Track your per-slot revenue in the first 90 days. Month-over-month change in revenue per filled slot (total monthly revenue ÷ number of filled appointment slots) is the cleanest measure of whether the minimum is working. If the minimum is operating as intended, per-slot revenue should rise even if total slot count holds steady or drops slightly due to attrition. If per-slot revenue stays flat or falls, the below-minimum clients who left were not being replaced by higher-value bookings — which means the demand assumption was wrong and the floor may need adjustment.

A minimum service price is not a set-and-forget policy. It's a business decision with an intended economic outcome. Measure the outcome at 30, 60, and 90 days. If the numbers confirm the thesis — per-slot revenue up, attrition manageable, slot fill rate stable or improving — the minimum is working. If the numbers don't, revisit the floor calculation. The math was built on your target hourly rate and your slot length. One of those inputs may need adjustment, or the demand assumption (that higher-value clients exist to fill the cleared slots) may need to be re-examined.

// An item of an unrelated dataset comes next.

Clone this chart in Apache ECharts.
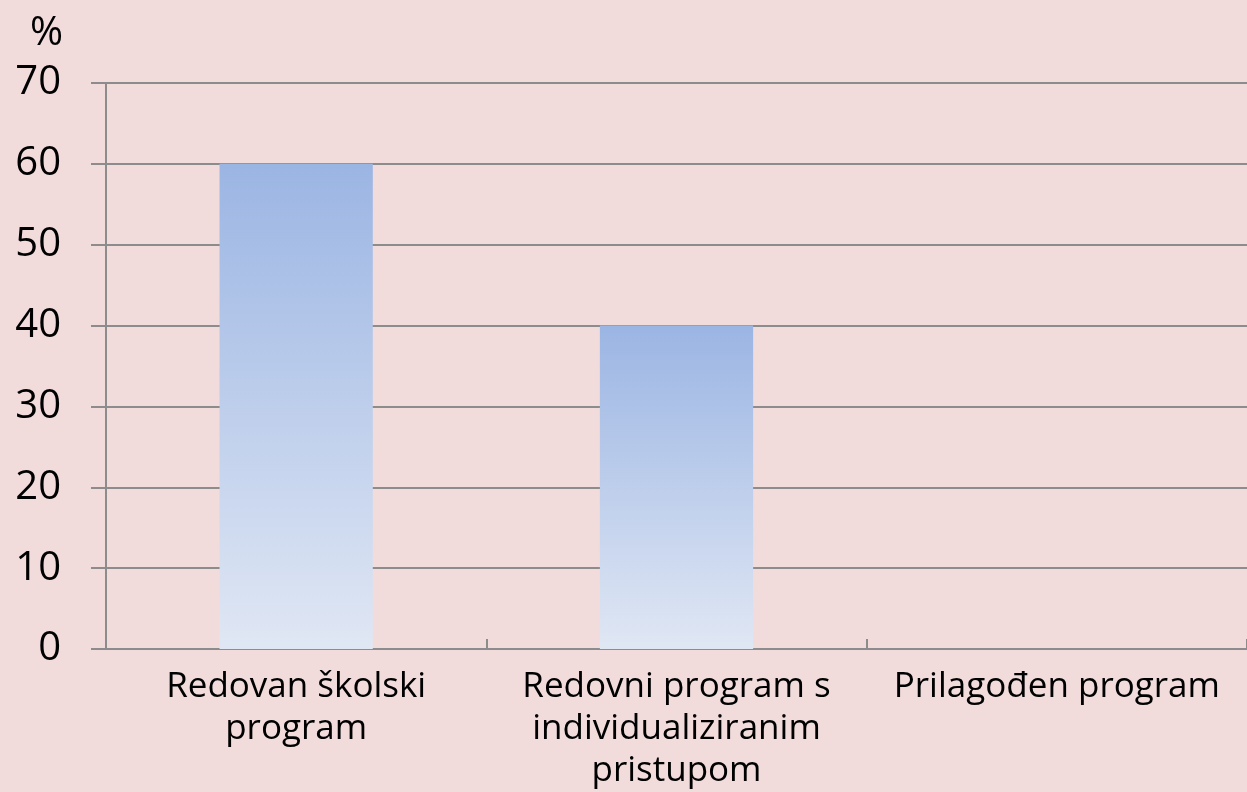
<!DOCTYPE html>
<html>
<head>
<meta charset="utf-8">
<script src="https://cdn.jsdelivr.net/npm/echarts@6/dist/echarts.min.js"></script>
<style>
  html, body { margin: 0; padding: 0; background: #f2dcdb; }
  #chart { width: 1247px; height: 792px; }
</style>
</head>
<body>
<div id="chart"></div>
<script>
// podaci
const categories = ['Redovan školski\nprogram', 'Redovni program s\nindividualiziranim\npristupom', 'Prilagođen program'];
const values = [60, 40, 0];
const yTicks = [0, 10, 20, 30, 40, 50, 60, 70];

const gray = '#8c8c8c';
const fontFamily = '"Open Sans", "DejaVu Sans", sans-serif';

let myChart = echarts.init(document.getElementById('chart'));
myChart.setOption({
  backgroundColor: '#f2dcdb',
  animation: false,
  title: {
    text: '%',
    left: 25,
    top: 9,
    textStyle: { fontFamily: fontFamily, fontWeight: 'normal', fontSize: 40, color: '#000' }
  },
  grid: { left: 106, top: 83, width: 1146, height: 572, containLabel: false },
  xAxis: {
    type: 'category',
    data: categories,
    axisLine: { lineStyle: { color: gray, width: 2 } },
    axisTick: { show: true, inside: true, length: 10, alignWithLabel: false, lineStyle: { color: gray, width: 2 } },
    axisLabel: {
      interval: 0,
      margin: 17,
      color: '#000',
      fontFamily: fontFamily,
      fontSize: 35,
      lineHeight: 42
    }
  },
  yAxis: {
    type: 'value',
    min: yTicks[0],
    max: yTicks[yTicks.length - 1],
    interval: 10,
    axisLine: { show: true, lineStyle: { color: gray, width: 2 } },
    axisTick: { show: true, length: 15, lineStyle: { color: gray, width: 2 } },
    splitLine: { show: true, lineStyle: { color: gray, width: 2 } },
    axisLabel: {
      margin: 45,
      color: '#000',
      fontFamily: fontFamily,
      fontSize: 40
    }
  },
  series: [{
    type: 'bar',
    data: values,
    barWidth: '40.3%',
    itemStyle: {
      color: new echarts.graphic.LinearGradient(0, 0, 0, 1, [
        { offset: 0, color: '#9bb5e3' },
        { offset: 1, color: '#e0e7f4' }
      ])
    }
  }]
});
</script>
</body>
</html>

Setting the minimum as the first step, not the last

A minimum service price is often the first concrete step in building a pricing structure that actually reflects what your time is worth per hour. Most solo beauty pros who do the per-slot math for the first time discover the gap immediately: they've been charging $25 for 45 minutes of work that requires $140/hr to cover their costs and income goals, and they've been doing it for years, consistently, with clients who would have been happy to pay more for a service that met the minimum in a different format.

The minimum isn't the ceiling. After the minimum is in place and operating cleanly for 90 days, the next decision is whether to set annual price increases across all services, whether to move premium-complexity work into a separate pricing tier, or whether your menu structure needs a complete revisit. The minimum creates the foundation those decisions can build on: a book that's consistently priced above the floor, with no slots going to below-floor revenue, and with the data to show you what your actual hourly rate is across your real mix of services.

That data — collected over 90 days with a minimum in place — is the basis for every subsequent pricing decision you'll make. It tells you where you're undercharging relative to your target, which services your most consistent clients book, and what your book looks like when low-ticket, low-revenue slots are no longer available as the default. Most solo beauty pros who go through this process end up with a higher average revenue per slot, fewer appointments per week at the same or higher income, and a client mix that reflects the services they actually want to do at the rates that sustain the business.

That outcome doesn't require raising prices on your best clients. It requires deciding what the floor is, putting it in the booking system, and not making exceptions. The policy is simple. The discipline of maintaining it is the work — and it pays off in the first month it runs.